>> START Provided records

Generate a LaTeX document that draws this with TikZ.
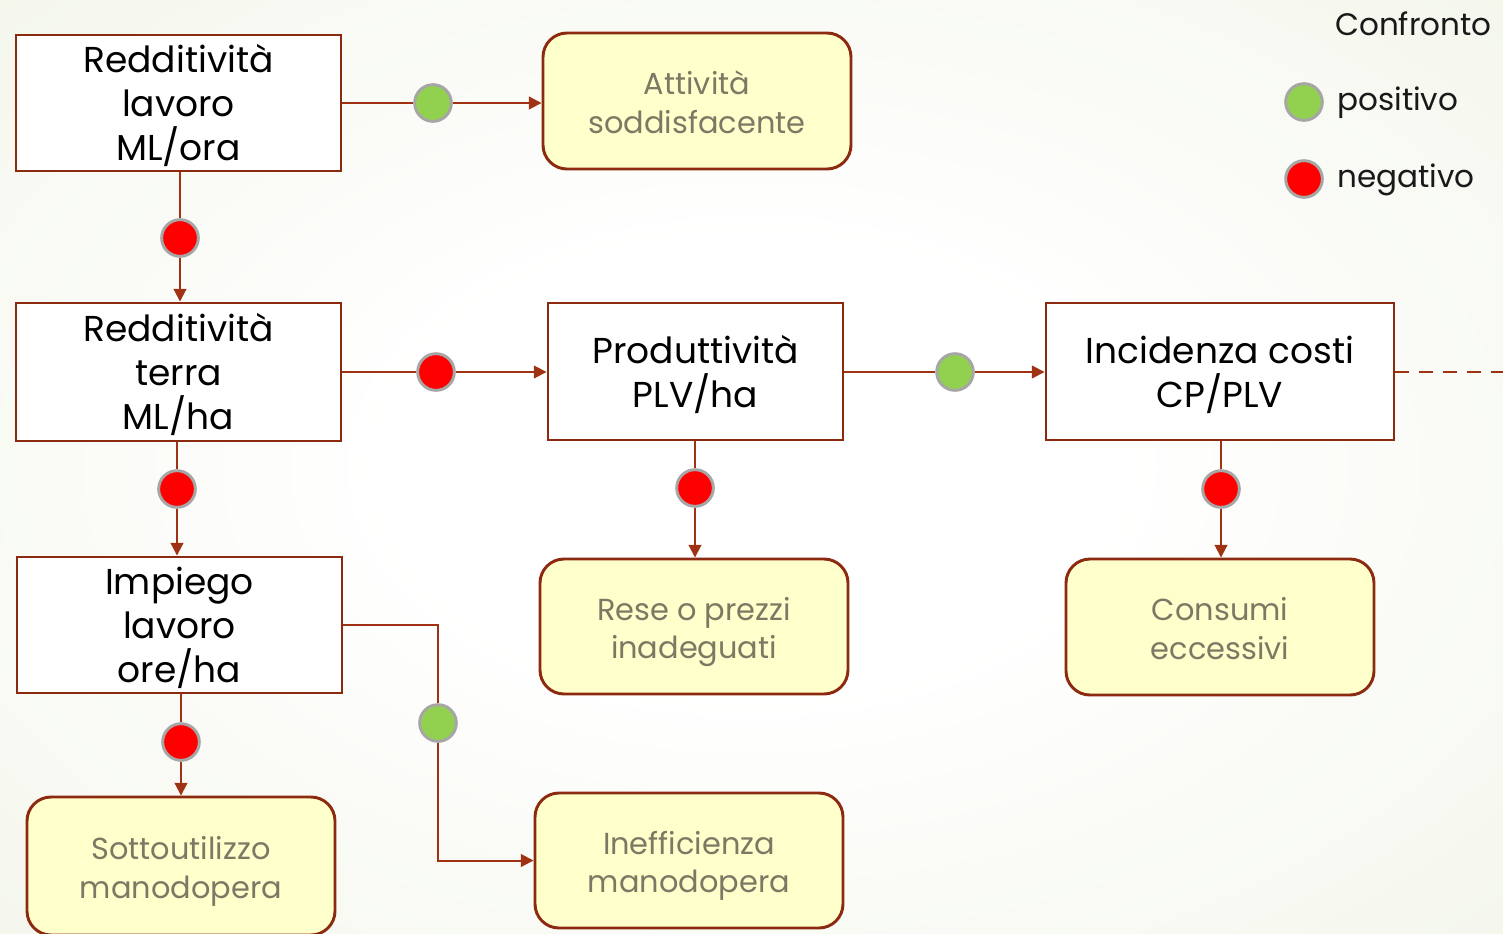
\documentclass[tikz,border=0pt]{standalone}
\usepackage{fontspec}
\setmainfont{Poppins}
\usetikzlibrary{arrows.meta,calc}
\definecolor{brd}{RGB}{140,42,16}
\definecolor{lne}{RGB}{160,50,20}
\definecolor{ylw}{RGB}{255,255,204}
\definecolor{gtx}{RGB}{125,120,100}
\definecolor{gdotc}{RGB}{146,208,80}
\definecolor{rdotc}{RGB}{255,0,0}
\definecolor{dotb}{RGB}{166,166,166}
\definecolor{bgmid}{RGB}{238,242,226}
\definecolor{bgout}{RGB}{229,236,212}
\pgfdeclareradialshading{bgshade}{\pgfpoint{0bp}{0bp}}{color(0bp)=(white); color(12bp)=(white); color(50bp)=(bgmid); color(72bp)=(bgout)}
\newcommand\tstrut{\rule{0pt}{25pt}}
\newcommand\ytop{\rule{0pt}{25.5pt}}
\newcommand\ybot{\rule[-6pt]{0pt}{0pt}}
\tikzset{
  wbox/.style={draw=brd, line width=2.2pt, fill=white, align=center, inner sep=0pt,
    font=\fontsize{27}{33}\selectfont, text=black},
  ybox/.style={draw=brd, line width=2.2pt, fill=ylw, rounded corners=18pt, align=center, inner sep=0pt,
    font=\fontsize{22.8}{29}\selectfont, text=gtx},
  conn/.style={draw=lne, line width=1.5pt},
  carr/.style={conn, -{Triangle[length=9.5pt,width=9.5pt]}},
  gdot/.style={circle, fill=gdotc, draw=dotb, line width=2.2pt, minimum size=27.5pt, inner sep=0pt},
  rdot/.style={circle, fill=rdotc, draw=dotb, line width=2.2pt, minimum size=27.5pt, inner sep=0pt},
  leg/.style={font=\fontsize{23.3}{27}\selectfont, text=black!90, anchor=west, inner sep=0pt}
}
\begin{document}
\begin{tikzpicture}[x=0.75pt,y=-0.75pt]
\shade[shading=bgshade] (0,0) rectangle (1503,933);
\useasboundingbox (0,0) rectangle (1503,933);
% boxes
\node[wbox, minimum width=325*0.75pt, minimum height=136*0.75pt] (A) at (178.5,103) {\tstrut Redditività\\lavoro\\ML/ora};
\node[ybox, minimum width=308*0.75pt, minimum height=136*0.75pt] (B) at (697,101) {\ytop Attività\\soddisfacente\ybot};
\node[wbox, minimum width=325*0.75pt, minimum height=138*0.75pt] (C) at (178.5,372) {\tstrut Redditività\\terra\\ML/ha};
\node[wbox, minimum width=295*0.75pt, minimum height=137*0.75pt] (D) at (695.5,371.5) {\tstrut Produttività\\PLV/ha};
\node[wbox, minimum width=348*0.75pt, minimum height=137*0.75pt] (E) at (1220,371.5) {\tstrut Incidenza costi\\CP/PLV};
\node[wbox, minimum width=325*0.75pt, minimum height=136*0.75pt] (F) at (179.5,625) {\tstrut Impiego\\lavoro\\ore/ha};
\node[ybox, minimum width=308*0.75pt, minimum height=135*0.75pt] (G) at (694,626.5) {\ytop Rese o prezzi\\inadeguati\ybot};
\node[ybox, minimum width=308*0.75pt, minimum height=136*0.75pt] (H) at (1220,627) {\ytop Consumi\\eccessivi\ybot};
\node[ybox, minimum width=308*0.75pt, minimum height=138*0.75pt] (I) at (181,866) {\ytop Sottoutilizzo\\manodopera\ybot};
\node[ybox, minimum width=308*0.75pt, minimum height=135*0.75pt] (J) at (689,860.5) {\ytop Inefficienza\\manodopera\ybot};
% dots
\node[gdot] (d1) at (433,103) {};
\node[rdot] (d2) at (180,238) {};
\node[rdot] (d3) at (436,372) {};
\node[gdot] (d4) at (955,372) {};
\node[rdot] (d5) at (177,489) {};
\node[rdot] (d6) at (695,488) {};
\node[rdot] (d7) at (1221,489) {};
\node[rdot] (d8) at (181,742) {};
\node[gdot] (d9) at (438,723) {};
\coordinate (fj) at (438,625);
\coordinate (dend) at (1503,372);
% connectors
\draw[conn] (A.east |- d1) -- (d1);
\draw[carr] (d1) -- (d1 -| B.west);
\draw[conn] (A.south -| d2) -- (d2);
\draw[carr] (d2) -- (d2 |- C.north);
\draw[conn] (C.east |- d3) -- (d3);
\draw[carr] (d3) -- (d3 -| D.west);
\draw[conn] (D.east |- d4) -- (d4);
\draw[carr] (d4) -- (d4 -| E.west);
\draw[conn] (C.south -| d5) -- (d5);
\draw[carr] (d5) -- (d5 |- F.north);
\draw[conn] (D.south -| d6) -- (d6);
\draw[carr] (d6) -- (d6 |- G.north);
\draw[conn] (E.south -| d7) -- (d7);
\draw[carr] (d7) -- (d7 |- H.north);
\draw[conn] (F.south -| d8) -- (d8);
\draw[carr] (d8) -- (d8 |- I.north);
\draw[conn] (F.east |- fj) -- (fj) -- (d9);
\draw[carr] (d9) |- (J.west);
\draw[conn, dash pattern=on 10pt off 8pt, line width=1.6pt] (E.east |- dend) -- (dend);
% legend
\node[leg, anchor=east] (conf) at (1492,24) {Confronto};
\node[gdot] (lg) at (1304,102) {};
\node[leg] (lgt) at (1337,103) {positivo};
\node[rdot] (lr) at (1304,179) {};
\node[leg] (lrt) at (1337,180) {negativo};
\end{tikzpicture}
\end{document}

>> END Provided records
>> START Provided records

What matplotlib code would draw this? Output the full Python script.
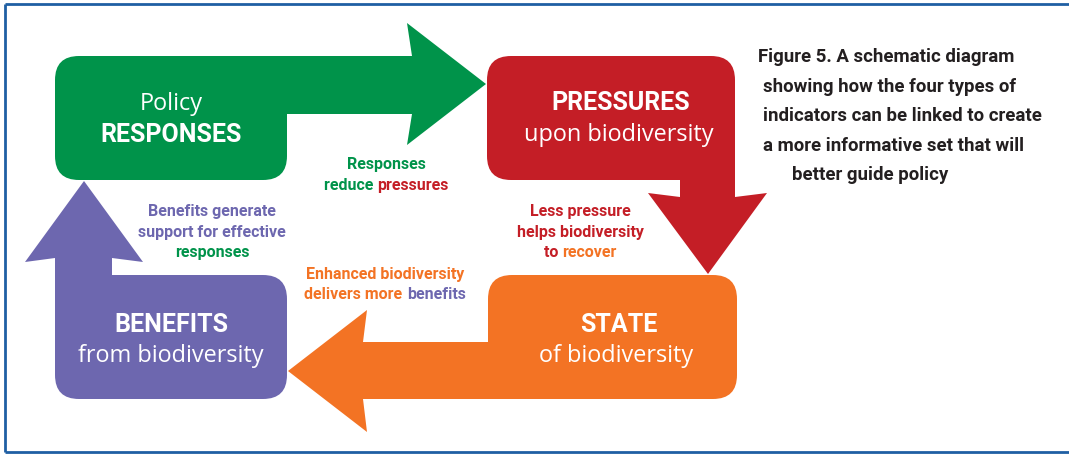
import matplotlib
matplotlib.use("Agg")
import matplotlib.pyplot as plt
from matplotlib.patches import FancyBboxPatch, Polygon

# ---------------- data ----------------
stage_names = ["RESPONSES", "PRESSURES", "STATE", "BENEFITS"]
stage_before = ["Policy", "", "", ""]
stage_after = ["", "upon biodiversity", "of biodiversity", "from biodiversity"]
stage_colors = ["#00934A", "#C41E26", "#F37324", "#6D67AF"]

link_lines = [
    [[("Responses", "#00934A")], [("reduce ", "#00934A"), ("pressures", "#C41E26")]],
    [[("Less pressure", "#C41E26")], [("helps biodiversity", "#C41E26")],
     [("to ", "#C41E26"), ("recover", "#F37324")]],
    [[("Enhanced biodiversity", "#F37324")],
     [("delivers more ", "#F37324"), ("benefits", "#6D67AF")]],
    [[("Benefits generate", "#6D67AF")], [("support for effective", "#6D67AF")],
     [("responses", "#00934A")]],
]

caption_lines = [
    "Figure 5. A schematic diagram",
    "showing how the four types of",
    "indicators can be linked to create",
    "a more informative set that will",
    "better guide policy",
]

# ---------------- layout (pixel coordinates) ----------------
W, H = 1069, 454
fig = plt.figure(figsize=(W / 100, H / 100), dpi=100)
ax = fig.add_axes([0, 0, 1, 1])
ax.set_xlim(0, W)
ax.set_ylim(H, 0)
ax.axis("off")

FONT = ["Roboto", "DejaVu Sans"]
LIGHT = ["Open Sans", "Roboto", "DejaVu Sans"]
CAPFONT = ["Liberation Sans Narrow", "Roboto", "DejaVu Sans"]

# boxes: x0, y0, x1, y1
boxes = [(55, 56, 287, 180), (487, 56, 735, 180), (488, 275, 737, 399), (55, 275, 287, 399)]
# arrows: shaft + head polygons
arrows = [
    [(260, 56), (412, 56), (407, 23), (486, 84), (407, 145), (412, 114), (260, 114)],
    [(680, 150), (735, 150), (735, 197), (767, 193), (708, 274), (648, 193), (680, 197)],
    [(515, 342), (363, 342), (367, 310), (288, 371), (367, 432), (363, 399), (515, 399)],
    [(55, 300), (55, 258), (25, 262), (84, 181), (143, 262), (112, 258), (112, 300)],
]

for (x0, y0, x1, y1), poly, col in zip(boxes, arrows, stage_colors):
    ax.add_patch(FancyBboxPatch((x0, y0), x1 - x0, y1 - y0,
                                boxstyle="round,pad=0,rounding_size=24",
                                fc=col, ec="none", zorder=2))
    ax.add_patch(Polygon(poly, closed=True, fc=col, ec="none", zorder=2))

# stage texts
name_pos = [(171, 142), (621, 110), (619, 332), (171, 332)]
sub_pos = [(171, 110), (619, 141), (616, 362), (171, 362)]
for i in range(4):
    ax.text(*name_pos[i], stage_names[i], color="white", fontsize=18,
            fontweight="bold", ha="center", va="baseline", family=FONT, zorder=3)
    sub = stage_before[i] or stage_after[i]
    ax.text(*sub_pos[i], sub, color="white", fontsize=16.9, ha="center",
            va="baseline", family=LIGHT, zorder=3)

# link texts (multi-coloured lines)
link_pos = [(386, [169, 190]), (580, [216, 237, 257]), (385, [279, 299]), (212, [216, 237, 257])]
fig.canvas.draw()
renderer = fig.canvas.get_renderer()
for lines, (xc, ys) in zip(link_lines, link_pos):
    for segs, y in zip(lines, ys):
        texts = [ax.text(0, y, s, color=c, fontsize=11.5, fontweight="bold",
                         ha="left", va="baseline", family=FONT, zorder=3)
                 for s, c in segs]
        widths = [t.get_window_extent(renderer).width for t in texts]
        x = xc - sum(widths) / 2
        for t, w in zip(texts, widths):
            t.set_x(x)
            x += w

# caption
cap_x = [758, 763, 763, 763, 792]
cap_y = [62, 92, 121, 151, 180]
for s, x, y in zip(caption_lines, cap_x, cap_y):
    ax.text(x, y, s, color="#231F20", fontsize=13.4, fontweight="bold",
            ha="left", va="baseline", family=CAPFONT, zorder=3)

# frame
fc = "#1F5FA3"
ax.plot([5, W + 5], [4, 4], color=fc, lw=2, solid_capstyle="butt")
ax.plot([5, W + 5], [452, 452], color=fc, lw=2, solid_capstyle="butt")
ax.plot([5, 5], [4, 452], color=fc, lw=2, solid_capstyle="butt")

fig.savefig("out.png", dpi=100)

>> END Provided records
>> START Provided records

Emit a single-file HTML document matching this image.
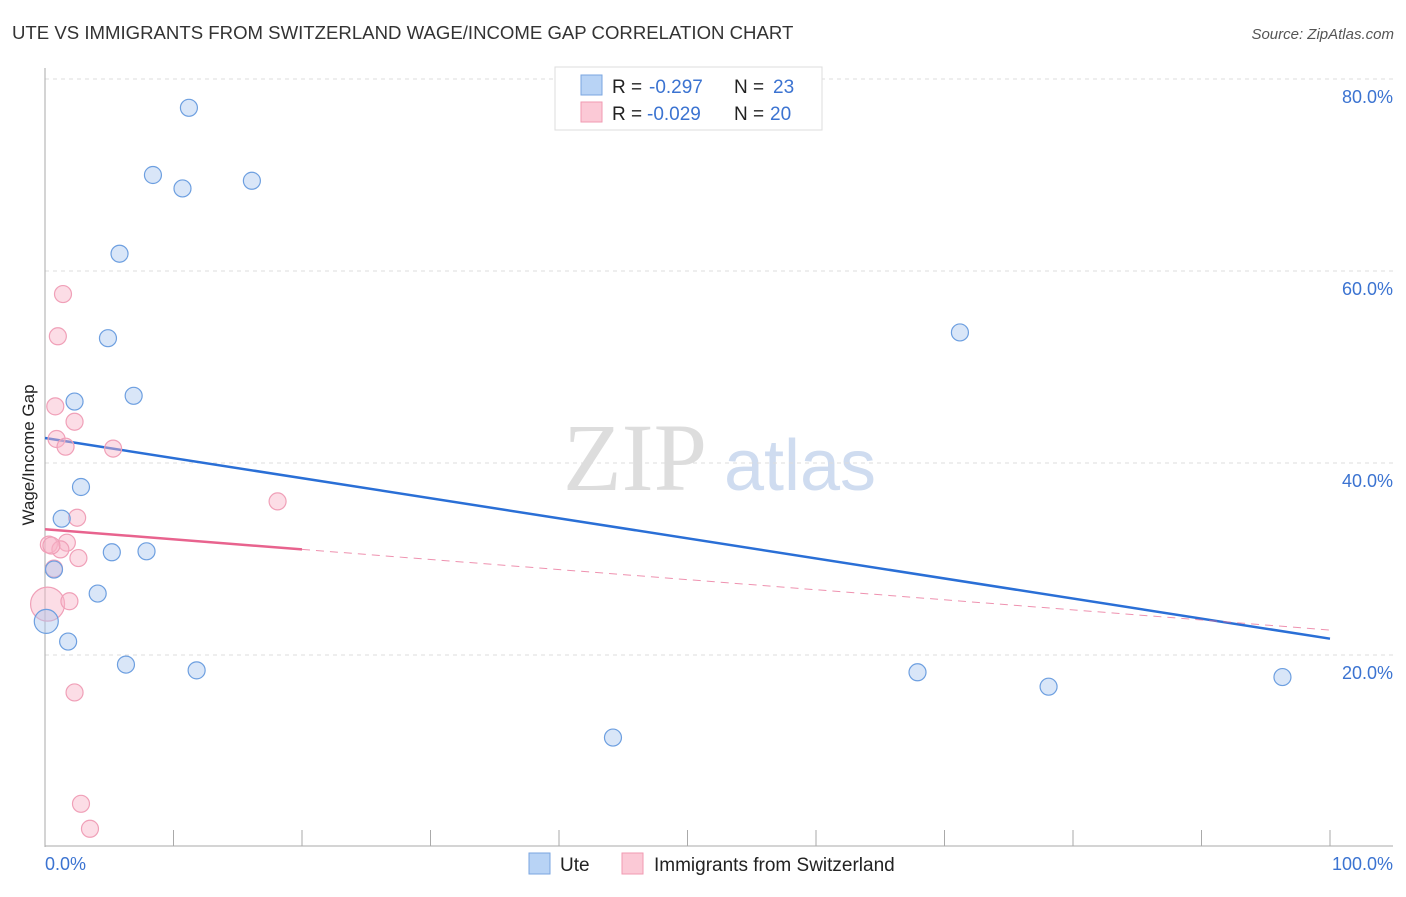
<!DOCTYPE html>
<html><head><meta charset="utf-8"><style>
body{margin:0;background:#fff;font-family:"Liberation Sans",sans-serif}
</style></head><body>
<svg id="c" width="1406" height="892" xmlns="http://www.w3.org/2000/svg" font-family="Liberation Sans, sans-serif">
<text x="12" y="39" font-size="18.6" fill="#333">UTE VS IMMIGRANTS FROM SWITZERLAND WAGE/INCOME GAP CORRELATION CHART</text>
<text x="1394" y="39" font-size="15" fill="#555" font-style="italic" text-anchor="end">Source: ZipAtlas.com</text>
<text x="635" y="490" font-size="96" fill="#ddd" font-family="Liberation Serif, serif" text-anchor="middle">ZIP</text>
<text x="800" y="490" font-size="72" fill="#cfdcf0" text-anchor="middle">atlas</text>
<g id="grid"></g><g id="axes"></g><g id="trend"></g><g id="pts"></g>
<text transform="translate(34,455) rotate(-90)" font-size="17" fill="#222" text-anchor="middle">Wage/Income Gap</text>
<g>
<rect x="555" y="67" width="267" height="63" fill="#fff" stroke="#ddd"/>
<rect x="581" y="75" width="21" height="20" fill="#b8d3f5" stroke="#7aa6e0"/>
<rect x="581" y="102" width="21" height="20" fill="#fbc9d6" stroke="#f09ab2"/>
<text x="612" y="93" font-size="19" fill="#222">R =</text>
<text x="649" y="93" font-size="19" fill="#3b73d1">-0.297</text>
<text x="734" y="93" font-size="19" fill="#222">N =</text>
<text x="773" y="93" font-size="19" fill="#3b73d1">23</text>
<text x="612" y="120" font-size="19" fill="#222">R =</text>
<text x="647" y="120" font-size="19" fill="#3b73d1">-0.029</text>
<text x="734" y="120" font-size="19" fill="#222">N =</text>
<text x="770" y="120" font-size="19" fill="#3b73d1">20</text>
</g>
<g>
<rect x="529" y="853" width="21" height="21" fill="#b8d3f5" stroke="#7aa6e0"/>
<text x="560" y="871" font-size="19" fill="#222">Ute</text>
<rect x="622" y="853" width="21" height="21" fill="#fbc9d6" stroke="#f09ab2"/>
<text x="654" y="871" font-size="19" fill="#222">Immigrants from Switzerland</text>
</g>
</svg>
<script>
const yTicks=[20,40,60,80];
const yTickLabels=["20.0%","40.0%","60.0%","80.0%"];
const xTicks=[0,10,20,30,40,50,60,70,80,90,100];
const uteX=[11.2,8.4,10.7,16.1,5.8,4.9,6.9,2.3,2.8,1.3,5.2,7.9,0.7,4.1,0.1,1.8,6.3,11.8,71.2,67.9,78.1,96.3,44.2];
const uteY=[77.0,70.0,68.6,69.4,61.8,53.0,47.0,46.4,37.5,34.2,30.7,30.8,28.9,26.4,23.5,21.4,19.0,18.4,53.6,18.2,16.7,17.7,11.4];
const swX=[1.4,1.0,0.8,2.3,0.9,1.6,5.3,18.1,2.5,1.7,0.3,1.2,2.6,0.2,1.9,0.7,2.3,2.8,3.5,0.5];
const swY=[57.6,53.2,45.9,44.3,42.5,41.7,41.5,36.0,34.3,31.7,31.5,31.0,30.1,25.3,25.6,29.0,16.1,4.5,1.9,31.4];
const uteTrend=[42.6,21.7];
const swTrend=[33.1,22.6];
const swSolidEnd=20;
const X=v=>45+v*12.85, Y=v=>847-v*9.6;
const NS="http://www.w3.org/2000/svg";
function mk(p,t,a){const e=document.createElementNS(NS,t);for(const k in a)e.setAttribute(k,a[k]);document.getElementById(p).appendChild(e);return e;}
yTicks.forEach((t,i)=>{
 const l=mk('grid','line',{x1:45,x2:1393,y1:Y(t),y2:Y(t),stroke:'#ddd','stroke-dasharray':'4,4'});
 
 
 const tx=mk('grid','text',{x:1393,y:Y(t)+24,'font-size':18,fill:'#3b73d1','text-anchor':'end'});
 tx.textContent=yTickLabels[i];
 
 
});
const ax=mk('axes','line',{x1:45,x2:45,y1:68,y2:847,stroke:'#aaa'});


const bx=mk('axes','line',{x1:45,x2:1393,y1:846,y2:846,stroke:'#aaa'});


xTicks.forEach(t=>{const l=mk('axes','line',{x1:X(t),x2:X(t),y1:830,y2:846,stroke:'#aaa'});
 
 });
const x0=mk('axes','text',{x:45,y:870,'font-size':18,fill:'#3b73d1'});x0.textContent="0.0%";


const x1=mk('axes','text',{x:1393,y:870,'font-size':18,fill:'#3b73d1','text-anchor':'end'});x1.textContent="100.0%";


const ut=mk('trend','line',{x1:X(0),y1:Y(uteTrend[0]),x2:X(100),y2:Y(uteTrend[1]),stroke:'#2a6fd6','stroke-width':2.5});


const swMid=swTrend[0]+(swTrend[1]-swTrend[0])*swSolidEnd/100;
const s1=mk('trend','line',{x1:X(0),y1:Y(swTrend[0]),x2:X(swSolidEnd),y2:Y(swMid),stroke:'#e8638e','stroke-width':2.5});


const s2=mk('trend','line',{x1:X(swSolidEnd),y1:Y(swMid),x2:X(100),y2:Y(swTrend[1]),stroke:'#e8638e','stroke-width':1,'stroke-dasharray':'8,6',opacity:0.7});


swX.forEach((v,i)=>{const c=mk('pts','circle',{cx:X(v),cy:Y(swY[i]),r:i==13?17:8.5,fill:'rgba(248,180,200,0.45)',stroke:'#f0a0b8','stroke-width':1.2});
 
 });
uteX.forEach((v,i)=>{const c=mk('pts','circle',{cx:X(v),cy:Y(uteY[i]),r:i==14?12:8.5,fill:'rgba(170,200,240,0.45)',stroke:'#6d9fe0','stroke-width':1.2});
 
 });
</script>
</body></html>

>> END Provided records

### [What you will do]
Find all lines with "that" in them and copy each one.

### [Task output]
Generate a LaTeX document that draws this with TikZ.
    "a more informative set that will",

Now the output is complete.